• JOB:
Reproduce nothing but the lines from the one with "Rebuild this chart" through the one with "base = alt.Chart(df)", exactly and with both ends. Omit pictures.

• PROVIDED DATA:
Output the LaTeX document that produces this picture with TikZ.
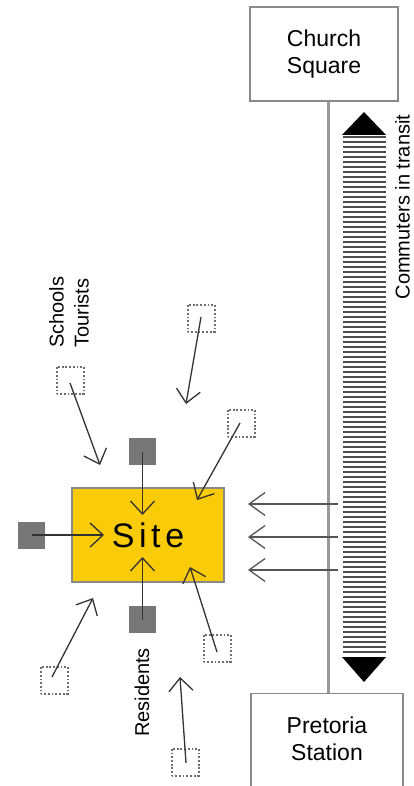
\documentclass[tikz,border=0pt]{standalone}
\usepackage{fontspec}
\setmainfont{Liberation Sans}
\usetikzlibrary{arrows.meta}
\definecolor{siteyellow}{HTML}{FACB08}
\definecolor{boxgray}{HTML}{8A8A8A}
\definecolor{squaregray}{HTML}{777777}
\definecolor{dotgray}{HTML}{6E6E6E}
\definecolor{arrowdark}{HTML}{333333}
\definecolor{arrowmid}{HTML}{555555}
\definecolor{railgray}{HTML}{999999}
\tikzset{
  placebox/.style={draw=boxgray, line width=1.3pt, fill=white, rectangle, inner sep=0pt},
  sitebox/.style={draw=boxgray, line width=1.3pt, fill=siteyellow, rectangle, minimum width=152pt, minimum height=94pt, inner sep=0pt},
  graysq/.style={fill=squaregray, draw=none, rectangle, minimum size=27pt, inner sep=0pt},
  dotsq/.style={draw=dotgray, line width=2pt, dash pattern=on 1.8pt off 1.9pt, rectangle, minimum size=27pt, inner sep=0pt},
  flow/.style={draw=arrowdark, line width=1.3pt, -{Straight Barb[length=13pt,width=24pt,line width=1.3pt]}},
  outflow/.style={draw=arrowmid, line width=1.3pt, -{Straight Barb[length=16pt,width=23pt,line width=1.3pt]}},
  rail/.style={draw=railgray, line width=3pt},
  stripe/.style={draw=black!70, line width=1.2pt},
  lbl/.style={font=\fontsize{20}{25}\selectfont, inner sep=0pt, rotate=90},
  boxtext/.style={font=\fontsize{23}{27}\selectfont, align=center, inner sep=0pt}
}
\begin{document}
\begin{tikzpicture}[x=1pt,y=-1pt]
\useasboundingbox (0,0) rectangle (413,786);
\clip (0,0) rectangle (413,786);
% places
\node[placebox, minimum width=148pt, minimum height=94pt] (church) at (324,54) {};
\node[boxtext] (churchtxt) at (324,54) {Church\\Square};
\node[placebox, minimum width=152pt, minimum height=120pt, anchor=north] (pretoria) at (327,693) {};
\node[boxtext] (pretoriatxt) at (327,739) {Pretoria\\Station};
\coordinate (lx) at (328,0);
\draw[rail] (church.south -| lx) -- (pretoria.north -| lx);
% commuter stream
\foreach \i in {0,...,103} {
  \draw[stripe] (343,137+5*\i) -- (386,137+5*\i);
}
\fill[black] (342,135) -- (386,135) -- (364,112) -- cycle;
\fill[black] (342,657) -- (386,657) -- (364,682) -- cycle;
\node[lbl] (commuters) at (402.5,207) {Commuters in transit};
% arrows out of stream
\foreach \y/\n in {504/a,537/b,570/c} {
  \coordinate (os\n) at (338,\y);
  \coordinate (oe\n) at (248,\y);
  \draw[outflow] (os\n) -- (oe\n);
}
% site
\node[sitebox] (site) at (148,535) {};
\node[font=\fontsize{34}{40}\selectfont, inner sep=0pt] (sitetxt) at (148,535) {S\kern4.6pt i\kern4.6pt t\kern4.6pt e};
% gray squares
\node[graysq] (gtop) at (142.5,451.5) {};
\node[graysq] (gleft) at (31.5,535) {};
\node[graysq] (gbot) at (142.5,619.5) {};
\coordinate (ttop) at (142.5,515);
\coordinate (tleft) at (104,535);
\coordinate (tbot) at (142.5,557);
\draw[flow] (gtop.center) -- (ttop);
\draw[flow] (gleft.center) -- (tleft);
\draw[flow] (gbot.center) -- (tbot);
% dotted squares
\node[dotsq] (d1) at (70,380.5) {};
\node[dotsq] (d2) at (201,318.5) {};
\node[dotsq] (d3) at (241,423) {};
\node[dotsq] (d4) at (54,680.5) {};
\node[dotsq] (d5) at (217,648.5) {};
\node[dotsq] (d6) at (185,762) {};
\coordinate (t1) at (100,465);
\coordinate (t2) at (186,404);
\coordinate (t3) at (197,500);
\coordinate (t4) at (93,598);
\coordinate (t5) at (190,567);
\coordinate (t6) at (180,677);
\draw[flow] (70,383) -- (t1);
\draw[flow] (201,317) -- (t2);
\draw[flow] (240,423) -- (t3);
\draw[flow] (52,677) -- (t4);
\draw[flow] (217,652) -- (t5);
\draw[flow] (186,763) -- (t6);
% labels
\node[lbl, align=left, anchor=west] (schools) at (69,348) {Schools\\Tourists};
\node[lbl] (residents) at (142,692.5) {Residents};
\end{tikzpicture}
\end{document}
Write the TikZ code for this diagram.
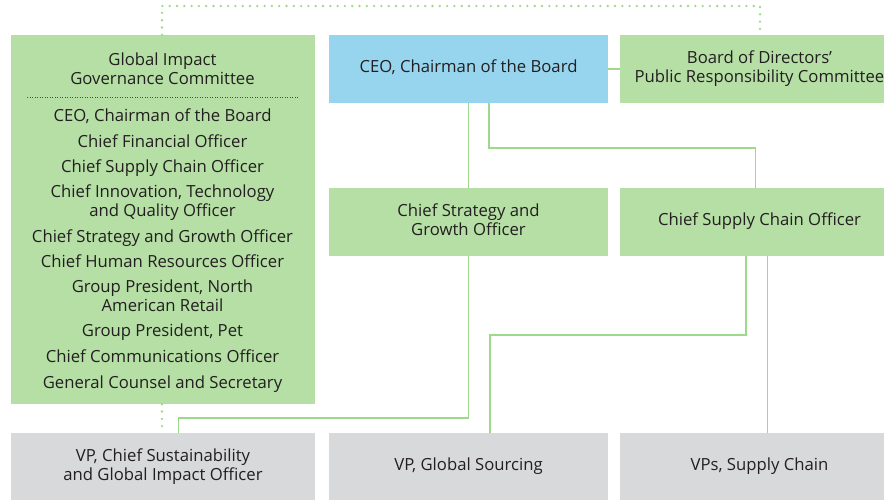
\documentclass[tikz,border=0pt]{standalone}
\usepackage{fontspec}
\setmainfont{Open Sans}
\usepackage{tikz}

\definecolor{boxgreen}{HTML}{B5DFA5}
\definecolor{ceoblue}{HTML}{97D5EE}
\definecolor{vpgrey}{HTML}{D8D9DB}
\definecolor{linegreen}{HTML}{9DD98B}
\definecolor{inkgrey}{HTML}{231F20}

\tikzset{
  box/.style={fill=boxgreen, inner sep=0pt, align=center, text=inkgrey,
    font=\fontsize{16.7}{19}\selectfont,
    execute at begin node=\strut, execute at end node=\strut},
  item/.style={anchor=north, inner sep=0pt, align=center, text=inkgrey,
    font=\fontsize{16.7}{19}\selectfont, execute at begin node=\strut},
  link/.style={draw=linegreen, line width=1.5pt},
  dotlink/.style={draw=linegreen, line width=2.6pt, line cap=round, dash pattern=on 0pt off 7.3pt},
  sepline/.style={draw=inkgrey!80, line width=0.9pt, dash pattern=on 0.9pt off 1.6pt}
}

\begin{document}
\begin{tikzpicture}[x=1pt,y=-1pt]
\useasboundingbox (0,0) rectangle (884,499);
\clip (0,0) rectangle (884,499);
\node[box, minimum width=304, minimum height=369] (gic) at (163,219.5) {};
\node[box, fill=ceoblue, minimum width=279, minimum height=68] (ceo) at (468.5,69) {CEO, Chairman of the Board};
\node[box, minimum width=279, minimum height=68] (board) at (759.5,69) {Board of Directors'\\Public Responsibility Committee};
\node[box, minimum width=279, minimum height=68] (cso) at (468.5,222) {Chief Strategy and\\Growth Officer};
\node[box, minimum width=279, minimum height=68] (csco) at (759.5,222) {Chief Supply Chain Officer};
\node[box, fill=vpgrey, minimum width=304, minimum height=68] (vpcs) at (163,467) {VP, Chief Sustainability\\and Global Impact Officer};
\node[box, fill=vpgrey, minimum width=279, minimum height=68] (vpgs) at (468.5,467) {VP, Global Sourcing};
\node[box, fill=vpgrey, minimum width=279, minimum height=68] (vpsc) at (759.5,467) {VPs, Supply Chain};
% members of the committee
\node[item] (m0) at (162.5,52.4) {Global Impact\\Governance Committee};
\node[item] (m1) at (162.5,108.4) {CEO, Chairman of the Board};
\node[item] (m2) at (162.5,133.7) {Chief Financial Officer};
\node[item] (m3) at (162.5,159.4) {Chief Supply Chain Officer};
\node[item] (m4) at (162.5,185) {Chief Innovation, Technology\\and Quality Officer};
\node[item] (m5) at (162.5,229) {Chief Strategy and Growth Officer};
\node[item] (m6) at (162.5,254.4) {Chief Human Resources Officer};
\node[item] (m7) at (162.5,279.4) {Group President, North\\American Retail};
\node[item] (m8) at (162.5,323.4) {Group President, Pet};
\node[item] (m9) at (162.5,349.4) {Chief Communications Officer};
\node[item] (m10) at (162.5,375) {General Counsel and Secretary};
\draw[sepline] (27,97) -- (299,97);
% bends
\coordinate (t1) at (162,6);
\coordinate (t2) at (760,6);
\coordinate (k1) at (489,148);
\coordinate (k2) at (755.5,148);
\coordinate (k4) at (178.5,418);
\coordinate (k5) at (746,335);
\coordinate (k6) at (490,335);
\coordinate (k7) at (767.5,300);
\draw[link] (ceo.east) -- (board.west);
\draw[link] (ceo.south) -- (cso.north);
\draw[link] (ceo.south -| k1) -- (k1) -- (k2) -- (csco.north -| k2);
\draw[link] (cso.south) |- (k4) -- (vpcs.north -| k4);
\draw[link] (csco.south -| k5) |- (k6) -- (vpgs.north -| k6);
\draw[link] (csco.south -| k7) -- (vpsc.north -| k7);
\draw[dotlink] (gic.north -| t1) |- (t2) -- (board.north -| t2);
\draw[dotlink] (gic.south -| t1) -- (vpcs.north -| t1);
\end{tikzpicture}
\end{document}
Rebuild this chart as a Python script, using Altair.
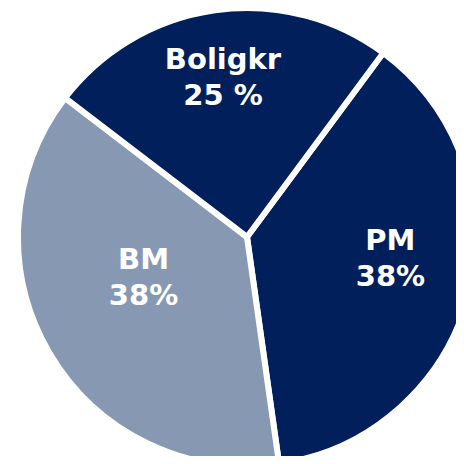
import altair as alt
import pandas as pd
import math

categories = ["PM", "BM", "Boligkr"]
values = [38, 38, 25]
labels = ["PM\n38%", "BM\n38%", "Boligkr\n25 %"]
colors = ["#001F5B", "#8799B2", "#001F5B"]

df = pd.DataFrame({"cat": categories, "val": values, "label": labels,
                   "order": [0, 1, 2]})

start = math.radians(36.5)
theta = alt.Theta("val:Q", stack=True,
                  scale=alt.Scale(range=[start, start + 2 * math.pi]))

cx, cy = 239, 229

base = alt.Chart(df)

pie = base.mark_arc(outerRadius=229, stroke="white", strokeWidth=6).encode(
    theta=theta,
    x=alt.value(cx), y=alt.value(cy),
    order=alt.Order("order:Q"),
    color=alt.Color("cat:N", scale=alt.Scale(domain=categories, range=colors), legend=None),
)

offsets = {"PM": (-2, -33), "BM": (26, -53), "Boligkr": (-3, -28)}
layers = [pie]
for c in categories:
    dx, dy = offsets[c]
    t = base.mark_text(radius=150, font="DejaVu Sans", fontWeight="bold", fontSize=29,
                       color="white", lineBreak="\n", lineHeight=36,
                       align="center", baseline="middle", dx=dx, dy=dy).encode(
        theta=theta,
        x=alt.value(cx), y=alt.value(cy),
        order=alt.Order("order:Q"),
        text="label:N",
        opacity=alt.condition(alt.datum.cat == c, alt.value(1), alt.value(0)),
    )
    layers.append(t)

chart = alt.layer(*layers).properties(
    width=448, height=448, padding=0, autosize=alt.AutoSizeParams(type="none")
).configure_view(stroke=None)

chart.save("out.html", embed_options={"renderer": "svg", "actions": False})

• WRITTEN REPLY:
Rebuild this chart as a Python script, using Altair.
import altair as alt
import pandas as pd
import math

categories = ["PM", "BM", "Boligkr"]
values = [38, 38, 25]
labels = ["PM\n38%", "BM\n38%", "Boligkr\n25 %"]
colors = ["#001F5B", "#8799B2", "#001F5B"]

df = pd.DataFrame({"cat": categories, "val": values, "label": labels,
                   "order": [0, 1, 2]})

start = math.radians(36.5)
theta = alt.Theta("val:Q", stack=True,
                  scale=alt.Scale(range=[start, start + 2 * math.pi]))

cx, cy = 239, 229

base = alt.Chart(df)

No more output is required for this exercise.